Jelle Bouwhuis (1965, Nederland) is curator van het Stedelijk Museum Amsterdam en hoofd van haar projectruimte, Stedelijk Museum Bureau Amsterdam (SMBA). Hij cureerde meer dan 30 tentoonstellingen in SMBA, evenals de grootschalige groepstentoonstelling ‘Monumentalism. History and National Identity in Contemporary Art’ in het Stedelijk Museum (2010), met catalogus, en ‘Spaces of Exception’ in ArtPlay, Moskou, als een speciaal project voor de Biënnale in Moskou in 2013. Hij was ook co-redacteur van Now is the Time. Art and theory in the 21st Century, (NAi Publishers, 2009) en Project 1975 – Contemporary art and the Postcolonial Unconscious (Blackdog Publishers, 2014). Hij is momenteel curator van het langlopende project Global Collaborations in het Stedelijk Museum en stelde daarvoor de tentoonstelling ‘How Far How Near. The World at the Stedelijk’ samen. Zie: http://global.stedelijk.nl
Johan Frederik Hartle (1976, Duitsland) is assistent professor kunstfilosofie en cultuur aan het departement voor filosofie, Universiteit van Amsterdam (UvA). Hij behaalde zijn PhD aan de universiteit van Munster in 2005 met een dissertatie over de impact van de ‘spatial turn’ in cultuurtheorie en politieke esthetiek. Hierna deed hij onderzoek aan verschillende internationale universiteiten (zoals de Hebreeuwse Universiteit van Jerusalem en de Università Roma Tre, Rome).
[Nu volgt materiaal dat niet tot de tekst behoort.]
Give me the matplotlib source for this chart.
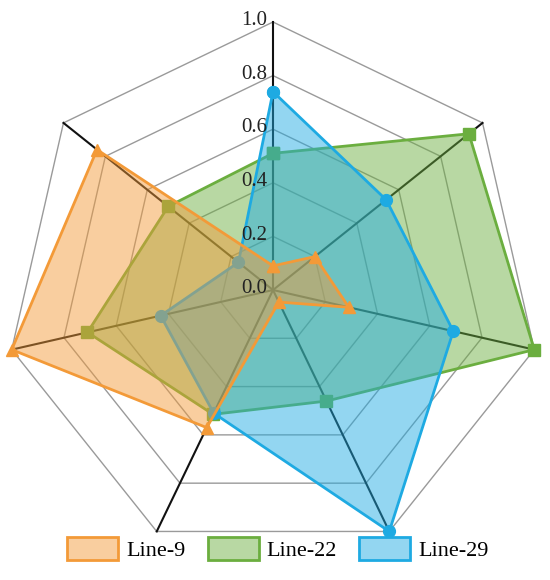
import numpy as np
import matplotlib
matplotlib.use("Agg")
import matplotlib.pyplot as plt
import matplotlib.colors as mc
from matplotlib.patches import Patch

categories = ["A1", "A2", "A3", "A4", "A5", "A6", "A7"]
series_names = ["Line-9", "Line-22", "Line-29"]
line9 = [0.09, 0.20, 0.29, 0.05, 0.57, 1.00, 0.84]
line22 = [0.51, 0.935, 1.00, 0.46, 0.515, 0.71, 0.50]
line29 = [0.74, 0.54, 0.69, 1.00, 0.51, 0.43, 0.165]
r_ticks = [0.0, 0.2, 0.4, 0.6, 0.8, 1.0]
r_tick_labels = ["0.0", "0.2", "0.4", "0.6", "0.8", "1.0"]

colors = {"Line-9": "#F39A38", "Line-22": "#6BAE3F", "Line-29": "#1EAAE2"}
markers = {"Line-9": "^", "Line-22": "s", "Line-29": "o"}
zorders = {"Line-9": 6, "Line-22": 4, "Line-29": 5}
data = {"Line-9": line9, "Line-22": line22, "Line-29": line29}

plt.rcParams['font.family'] = ['Liberation Serif', 'DejaVu Serif']

fig = plt.figure(figsize=(5.5, 5.8), dpi=100)
ax = fig.add_axes([5/550, 22/580, 536/550, 536/580], projection='polar')
ax.set_theta_offset(np.pi/2)
ax.set_theta_direction(-1)
n = len(categories)
theta = np.arange(n) * 2*np.pi/n
theta_c = np.concatenate([theta, theta[:1]])

ax.set_ylim(0, 1.0)
ax.grid(False)
ax.spines['polar'].set_visible(False)
ax.set_xticks([])
ax.set_yticks([])
ax.patch.set_alpha(0)

# heptagon gridlines
for r in r_ticks[1:]:
    ax.plot(theta_c, [r]*(n+1), color="#9a9a9a", lw=1.0, zorder=1, clip_on=False)
# spokes
for t in theta:
    ax.plot([t, t], [0, 1.0], color="#111111", lw=1.5, zorder=2, clip_on=False)

for name in series_names:
    vals = data[name]
    v = np.concatenate([vals, vals[:1]])
    c = colors[name]
    z = zorders[name]
    ax.fill(theta_c, v, color=c, alpha=0.48, zorder=z, lw=0)
    ax.plot(theta_c, v, color=c, lw=2.0, zorder=z, marker=markers[name],
            markersize=8.5, clip_on=False)

for r, lab in zip(r_ticks, r_tick_labels):
    ax.annotate(lab, xy=(0, r), xytext=(-4, 1), textcoords='offset points',
                ha='right', va='center', fontsize=15, color="#222222", zorder=10)

handles = []
for s in series_names:
    fc = mc.to_rgba(colors[s], 0.48)
    handles.append(Patch(facecolor=fc, edgecolor=colors[s], lw=2))
fig.legend(handles, series_names, loc='center', bbox_to_anchor=(0.505, 0.053), ncol=3,
           frameon=False, fontsize=16, handlelength=2.3, handleheight=1.15,
           handletextpad=0.35, columnspacing=1.0)

fig.savefig("out.png", dpi=100)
Over het algemeen bestaat zijn onderzoeksveld uit de connectie tussen esthetiek en politiek in Marxistische en post-Marxistische debatten en de traditie van institutionele kunsttheorieën. Recente publicaties zijn: Beate Geissler/Oliver Sann/Johan Frederik Hartle: Personal Kill, Nürnberg: Verlag für Moderne Kunst 2010, Rainer Ganahl/Johan Frederik Hartle: DADALENIN, Zürich/Stuttgart: Edition Taube 2013.